START DATASET EXCERPTS

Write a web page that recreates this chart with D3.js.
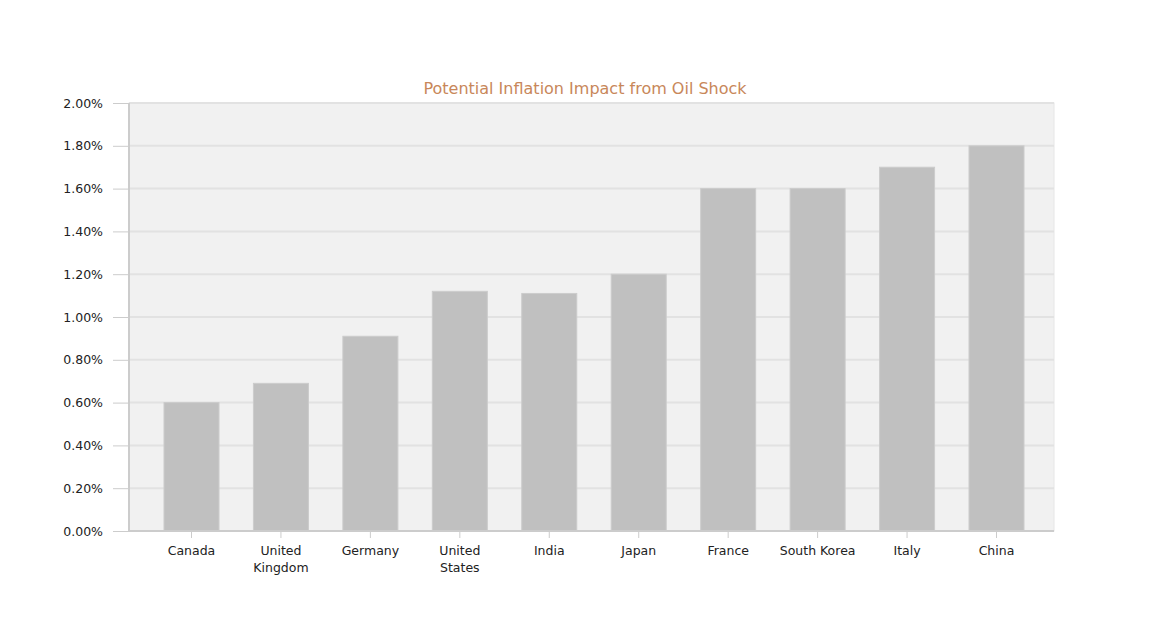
<!DOCTYPE html>
<html>
<head>
<meta charset="utf-8">
<script src="https://cdn.jsdelivr.net/npm/d3@7"></script>
<style>
  body { margin: 0; background: #fff; }
  text { font-family: "DejaVu Sans", sans-serif; }
</style>
</head>
<body>
<div id="chart"></div>
<script>
// Data
const countries = ["Canada", "United Kingdom", "Germany", "United States", "India",
                   "Japan", "France", "South Korea", "Italy", "China"];
const impact = [0.60, 0.69, 0.91, 1.12, 1.11, 1.20, 1.60, 1.60, 1.70, 1.80];
const yTicks = [0, 0.2, 0.4, 0.6, 0.8, 1.0, 1.2, 1.4, 1.6, 1.8, 2.0];

// Dimensions
const width = 1170, height = 629;
const plotLeft = 129, plotRight = 1054, plotTop = 103, plotBottom = 531;
const labelFont = "'DejaVu Sans', sans-serif";

const svg = d3.select("#chart")
  .append("svg")
  .attr("width", width)
  .attr("height", height);

const x = d3.scaleBand()
  .domain(countries)
  .range([147, 1041])
  .paddingInner(0.385)
  .paddingOuter(0.19);

const y = d3.scaleLinear()
  .domain([0, 2])
  .range([plotBottom, plotTop]);

// plot background
svg.append("rect")
  .attr("x", plotLeft).attr("y", plotTop)
  .attr("width", plotRight - plotLeft).attr("height", plotBottom - plotTop)
  .attr("fill", "#f1f1f1")
  .attr("stroke", "#e6e6e6");

// gridlines
svg.append("g")
  .selectAll("line")
  .data(yTicks)
  .join("line")
  .attr("x1", plotLeft).attr("x2", plotRight)
  .attr("y1", d => y(d)).attr("y2", d => y(d))
  .attr("stroke", "#e2e2e2")
  .attr("stroke-width", 2);

// bars
svg.append("g")
  .selectAll("rect")
  .data(impact)
  .join("rect")
  .attr("x", (d, i) => x(countries[i]))
  .attr("y", d => y(d))
  .attr("width", x.bandwidth())
  .attr("height", d => y(0) - y(d))
  .attr("fill", "#c0c0c0")
  .attr("stroke", "#cccccc")
  .attr("stroke-width", 1);

// y axis
const yAxis = svg.append("g")
  .attr("transform", `translate(${plotLeft},0)`)
  .call(d3.axisLeft(y).tickValues(yTicks).tickFormat(d => d.toFixed(2) + "%").tickSize(16).tickPadding(10));
yAxis.select(".domain").attr("stroke", "#cccccc").attr("stroke-width", 2).attr("d", `M0,${plotTop}V${plotBottom}`);
yAxis.selectAll(".tick line").attr("stroke", "#cccccc");
yAxis.selectAll(".tick text")
  .attr("font-size", 12.5)
  .attr("fill", "#222")
  .style("font-family", labelFont);

// x axis
const xAxis = svg.append("g")
  .attr("transform", `translate(0,${plotBottom})`)
  .call(d3.axisBottom(x).tickSize(7).tickPadding(8));
xAxis.select(".domain").attr("stroke", "#cccccc").attr("stroke-width", 2).attr("d", `M${plotLeft},0H${plotRight}`);
xAxis.selectAll(".tick line").attr("stroke", "#cccccc");
xAxis.selectAll(".tick text")
  .attr("font-size", 12.5)
  .attr("fill", "#222")
  .style("font-family", labelFont)
  .each(function(d) {
    const t = d3.select(this);
    const words = d.split(" ");
    if (d === "South Korea" || words.length === 1) return;
    t.text(null);
    words.forEach((w, i) => {
      t.append("tspan").attr("x", 0).attr("dy", i === 0 ? "0.71em" : "1.35em").text(w);
    });
  });

// title
svg.append("text")
  .attr("x", 585)
  .attr("y", 94)
  .attr("text-anchor", "middle")
  .attr("font-size", 16)
  .attr("fill", "#c8875a")
  .style("font-family", labelFont)
  .text("Potential Inflation Impact from Oil Shock");
</script>
</body>
</html>
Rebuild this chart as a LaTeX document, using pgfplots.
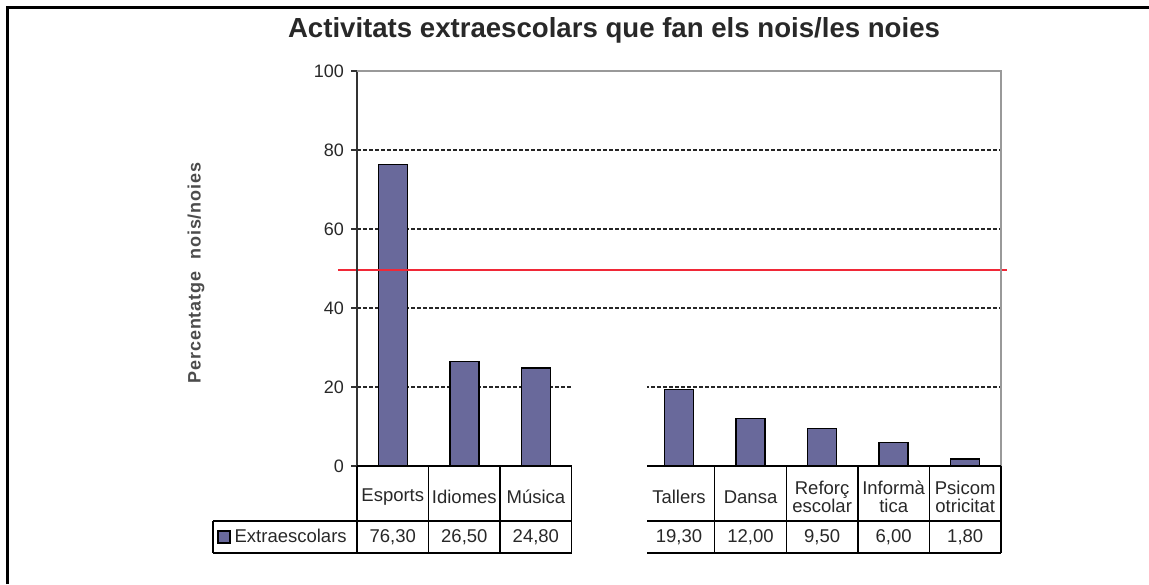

END DATASET EXCERPTS

### TASK REQUIREMENTS
Leave out any pictures and return exactly the lines from the beginning of the data through the line with "1.6, 1.8, 2.0];", inclusive.

### WORKED SOLUTION
Write a web page that recreates this chart with D3.js.
<!DOCTYPE html>
<html>
<head>
<meta charset="utf-8">
<script src="https://cdn.jsdelivr.net/npm/d3@7"></script>
<style>
  body { margin: 0; background: #fff; }
  text { font-family: "DejaVu Sans", sans-serif; }
</style>
</head>
<body>
<div id="chart"></div>
<script>
// Data
const countries = ["Canada", "United Kingdom", "Germany", "United States", "India",
                   "Japan", "France", "South Korea", "Italy", "China"];
const impact = [0.60, 0.69, 0.91, 1.12, 1.11, 1.20, 1.60, 1.60, 1.70, 1.80];
const yTicks = [0, 0.2, 0.4, 0.6, 0.8, 1.0, 1.2, 1.4, 1.6, 1.8, 2.0];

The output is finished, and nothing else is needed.